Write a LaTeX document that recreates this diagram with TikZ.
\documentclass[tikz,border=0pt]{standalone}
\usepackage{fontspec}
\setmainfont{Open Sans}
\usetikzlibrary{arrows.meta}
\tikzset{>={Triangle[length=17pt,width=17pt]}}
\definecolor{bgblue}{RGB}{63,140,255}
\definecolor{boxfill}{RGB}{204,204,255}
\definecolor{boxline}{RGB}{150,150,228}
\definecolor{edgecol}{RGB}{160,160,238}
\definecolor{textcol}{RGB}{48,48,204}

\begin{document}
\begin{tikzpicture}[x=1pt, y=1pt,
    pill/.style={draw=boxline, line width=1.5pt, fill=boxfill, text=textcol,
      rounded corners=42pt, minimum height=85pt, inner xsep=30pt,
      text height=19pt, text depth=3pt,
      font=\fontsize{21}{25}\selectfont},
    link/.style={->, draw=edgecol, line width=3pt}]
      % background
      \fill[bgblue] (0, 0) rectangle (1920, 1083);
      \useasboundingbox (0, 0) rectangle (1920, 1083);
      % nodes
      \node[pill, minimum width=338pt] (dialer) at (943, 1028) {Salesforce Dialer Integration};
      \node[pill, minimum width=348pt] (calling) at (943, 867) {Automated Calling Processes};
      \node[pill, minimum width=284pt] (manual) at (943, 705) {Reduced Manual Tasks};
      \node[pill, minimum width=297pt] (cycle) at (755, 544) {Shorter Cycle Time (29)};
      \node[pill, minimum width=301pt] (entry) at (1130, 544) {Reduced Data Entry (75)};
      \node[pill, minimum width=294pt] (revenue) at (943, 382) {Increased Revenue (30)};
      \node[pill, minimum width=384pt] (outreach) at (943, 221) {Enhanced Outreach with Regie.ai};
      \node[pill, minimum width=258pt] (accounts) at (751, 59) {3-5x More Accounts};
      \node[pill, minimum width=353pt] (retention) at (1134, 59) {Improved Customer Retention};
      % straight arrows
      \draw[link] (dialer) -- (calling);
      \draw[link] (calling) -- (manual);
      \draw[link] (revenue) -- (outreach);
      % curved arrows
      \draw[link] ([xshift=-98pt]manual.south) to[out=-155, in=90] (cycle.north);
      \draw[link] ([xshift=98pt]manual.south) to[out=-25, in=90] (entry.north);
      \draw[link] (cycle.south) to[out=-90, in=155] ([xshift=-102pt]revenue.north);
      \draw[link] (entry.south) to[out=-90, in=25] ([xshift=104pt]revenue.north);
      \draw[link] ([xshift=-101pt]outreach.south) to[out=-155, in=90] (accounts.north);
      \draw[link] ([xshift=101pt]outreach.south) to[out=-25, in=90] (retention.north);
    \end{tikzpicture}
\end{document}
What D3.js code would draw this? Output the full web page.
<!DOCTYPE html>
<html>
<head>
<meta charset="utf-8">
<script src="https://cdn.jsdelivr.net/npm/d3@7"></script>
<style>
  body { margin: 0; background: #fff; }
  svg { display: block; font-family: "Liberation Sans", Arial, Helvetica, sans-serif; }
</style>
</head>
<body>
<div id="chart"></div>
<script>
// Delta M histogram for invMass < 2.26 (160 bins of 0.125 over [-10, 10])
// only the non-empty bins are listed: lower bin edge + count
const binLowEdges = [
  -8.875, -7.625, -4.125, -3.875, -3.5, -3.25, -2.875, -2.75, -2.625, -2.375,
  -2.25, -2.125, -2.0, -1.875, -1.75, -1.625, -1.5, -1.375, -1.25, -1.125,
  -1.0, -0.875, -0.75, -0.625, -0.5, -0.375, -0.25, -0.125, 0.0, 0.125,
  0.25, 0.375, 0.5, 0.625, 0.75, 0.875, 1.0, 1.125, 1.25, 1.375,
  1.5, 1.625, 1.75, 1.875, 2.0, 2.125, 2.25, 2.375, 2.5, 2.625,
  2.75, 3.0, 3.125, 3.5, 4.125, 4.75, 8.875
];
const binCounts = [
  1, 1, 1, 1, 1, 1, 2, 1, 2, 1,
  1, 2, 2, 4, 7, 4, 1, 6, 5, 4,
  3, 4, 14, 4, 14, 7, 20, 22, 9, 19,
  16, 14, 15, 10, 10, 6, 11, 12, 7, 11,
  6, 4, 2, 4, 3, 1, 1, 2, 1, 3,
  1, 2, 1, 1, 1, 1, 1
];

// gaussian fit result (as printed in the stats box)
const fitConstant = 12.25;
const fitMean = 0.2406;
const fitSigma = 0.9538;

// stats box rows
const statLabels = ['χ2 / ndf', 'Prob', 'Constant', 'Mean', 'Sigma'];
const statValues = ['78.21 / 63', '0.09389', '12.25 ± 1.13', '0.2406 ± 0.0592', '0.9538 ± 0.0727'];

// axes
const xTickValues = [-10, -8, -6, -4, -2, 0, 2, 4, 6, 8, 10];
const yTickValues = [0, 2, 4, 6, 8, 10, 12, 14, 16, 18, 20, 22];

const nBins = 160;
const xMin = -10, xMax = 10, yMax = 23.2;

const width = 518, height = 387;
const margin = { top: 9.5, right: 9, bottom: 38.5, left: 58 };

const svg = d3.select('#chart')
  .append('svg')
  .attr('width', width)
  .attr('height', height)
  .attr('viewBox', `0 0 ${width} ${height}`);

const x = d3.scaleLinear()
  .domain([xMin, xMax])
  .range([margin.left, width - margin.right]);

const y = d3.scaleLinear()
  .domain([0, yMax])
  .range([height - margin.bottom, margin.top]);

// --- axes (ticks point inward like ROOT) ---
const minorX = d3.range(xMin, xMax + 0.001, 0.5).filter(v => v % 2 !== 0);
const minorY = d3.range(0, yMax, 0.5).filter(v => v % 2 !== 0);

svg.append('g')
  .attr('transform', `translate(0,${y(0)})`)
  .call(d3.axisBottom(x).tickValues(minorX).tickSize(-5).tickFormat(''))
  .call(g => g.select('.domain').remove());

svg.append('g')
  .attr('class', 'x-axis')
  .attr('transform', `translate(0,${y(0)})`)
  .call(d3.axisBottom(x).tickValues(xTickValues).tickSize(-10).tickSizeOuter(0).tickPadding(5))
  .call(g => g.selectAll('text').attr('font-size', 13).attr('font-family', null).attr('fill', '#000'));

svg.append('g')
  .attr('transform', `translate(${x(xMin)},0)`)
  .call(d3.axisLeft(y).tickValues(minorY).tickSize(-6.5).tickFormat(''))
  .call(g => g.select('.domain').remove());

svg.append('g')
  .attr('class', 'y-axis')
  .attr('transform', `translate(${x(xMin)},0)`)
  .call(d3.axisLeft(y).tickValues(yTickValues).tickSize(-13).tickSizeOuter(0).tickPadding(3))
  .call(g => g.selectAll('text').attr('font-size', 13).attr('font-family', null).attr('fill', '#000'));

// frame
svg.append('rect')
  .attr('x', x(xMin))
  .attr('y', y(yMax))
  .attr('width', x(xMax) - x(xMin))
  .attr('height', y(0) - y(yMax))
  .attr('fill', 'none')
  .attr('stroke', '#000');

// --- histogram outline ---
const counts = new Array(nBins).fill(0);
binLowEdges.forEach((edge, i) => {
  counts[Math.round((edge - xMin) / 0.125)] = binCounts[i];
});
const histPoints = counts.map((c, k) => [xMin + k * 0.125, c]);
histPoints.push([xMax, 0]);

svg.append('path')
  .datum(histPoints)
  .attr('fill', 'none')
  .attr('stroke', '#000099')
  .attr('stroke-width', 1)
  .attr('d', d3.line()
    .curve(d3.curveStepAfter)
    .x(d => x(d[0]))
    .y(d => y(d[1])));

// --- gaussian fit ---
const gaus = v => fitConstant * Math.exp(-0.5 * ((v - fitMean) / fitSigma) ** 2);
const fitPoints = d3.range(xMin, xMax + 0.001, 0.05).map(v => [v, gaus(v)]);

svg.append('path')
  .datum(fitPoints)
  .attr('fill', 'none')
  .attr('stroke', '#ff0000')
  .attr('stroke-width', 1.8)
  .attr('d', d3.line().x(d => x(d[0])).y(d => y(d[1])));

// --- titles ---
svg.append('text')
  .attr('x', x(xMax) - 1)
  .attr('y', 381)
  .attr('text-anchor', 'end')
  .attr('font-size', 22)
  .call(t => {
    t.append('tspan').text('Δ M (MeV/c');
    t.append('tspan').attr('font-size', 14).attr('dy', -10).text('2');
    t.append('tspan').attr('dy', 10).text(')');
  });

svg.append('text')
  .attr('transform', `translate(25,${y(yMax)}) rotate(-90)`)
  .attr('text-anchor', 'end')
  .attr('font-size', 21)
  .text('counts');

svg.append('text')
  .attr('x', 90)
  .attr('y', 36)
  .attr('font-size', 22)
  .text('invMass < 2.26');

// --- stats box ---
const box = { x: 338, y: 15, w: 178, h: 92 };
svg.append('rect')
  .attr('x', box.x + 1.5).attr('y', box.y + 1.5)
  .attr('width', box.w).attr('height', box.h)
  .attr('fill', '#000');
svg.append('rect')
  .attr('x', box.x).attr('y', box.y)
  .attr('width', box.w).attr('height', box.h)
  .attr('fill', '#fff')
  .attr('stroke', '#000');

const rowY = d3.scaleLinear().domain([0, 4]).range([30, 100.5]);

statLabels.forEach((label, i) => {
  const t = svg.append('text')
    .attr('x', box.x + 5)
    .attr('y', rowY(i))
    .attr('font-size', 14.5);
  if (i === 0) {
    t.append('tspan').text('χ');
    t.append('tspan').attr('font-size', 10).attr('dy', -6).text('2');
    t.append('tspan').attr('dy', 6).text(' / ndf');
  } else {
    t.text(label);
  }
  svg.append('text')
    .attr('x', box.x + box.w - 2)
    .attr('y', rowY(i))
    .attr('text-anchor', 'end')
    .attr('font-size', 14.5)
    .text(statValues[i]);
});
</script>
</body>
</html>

######

Work to complete:
Print, from the entries above, the line with "What D3.js code", the line with "38.5, left: 58" and all lines between them, exactly and with nothing else.

Output of the task:
What D3.js code would draw this? Output the full web page.
<!DOCTYPE html>
<html>
<head>
<meta charset="utf-8">
<script src="https://cdn.jsdelivr.net/npm/d3@7"></script>
<style>
  body { margin: 0; background: #fff; }
  svg { display: block; font-family: "Liberation Sans", Arial, Helvetica, sans-serif; }
</style>
</head>
<body>
<div id="chart"></div>
<script>
// Delta M histogram for invMass < 2.26 (160 bins of 0.125 over [-10, 10])
// only the non-empty bins are listed: lower bin edge + count
const binLowEdges = [
  -8.875, -7.625, -4.125, -3.875, -3.5, -3.25, -2.875, -2.75, -2.625, -2.375,
  -2.25, -2.125, -2.0, -1.875, -1.75, -1.625, -1.5, -1.375, -1.25, -1.125,
  -1.0, -0.875, -0.75, -0.625, -0.5, -0.375, -0.25, -0.125, 0.0, 0.125,
  0.25, 0.375, 0.5, 0.625, 0.75, 0.875, 1.0, 1.125, 1.25, 1.375,
  1.5, 1.625, 1.75, 1.875, 2.0, 2.125, 2.25, 2.375, 2.5, 2.625,
  2.75, 3.0, 3.125, 3.5, 4.125, 4.75, 8.875
];
const binCounts = [
  1, 1, 1, 1, 1, 1, 2, 1, 2, 1,
  1, 2, 2, 4, 7, 4, 1, 6, 5, 4,
  3, 4, 14, 4, 14, 7, 20, 22, 9, 19,
  16, 14, 15, 10, 10, 6, 11, 12, 7, 11,
  6, 4, 2, 4, 3, 1, 1, 2, 1, 3,
  1, 2, 1, 1, 1, 1, 1
];

// gaussian fit result (as printed in the stats box)
const fitConstant = 12.25;
const fitMean = 0.2406;
const fitSigma = 0.9538;

// stats box rows
const statLabels = ['χ2 / ndf', 'Prob', 'Constant', 'Mean', 'Sigma'];
const statValues = ['78.21 / 63', '0.09389', '12.25 ± 1.13', '0.2406 ± 0.0592', '0.9538 ± 0.0727'];

// axes
const xTickValues = [-10, -8, -6, -4, -2, 0, 2, 4, 6, 8, 10];
const yTickValues = [0, 2, 4, 6, 8, 10, 12, 14, 16, 18, 20, 22];

const nBins = 160;
const xMin = -10, xMax = 10, yMax = 23.2;

const width = 518, height = 387;
const margin = { top: 9.5, right: 9, bottom: 38.5, left: 58 };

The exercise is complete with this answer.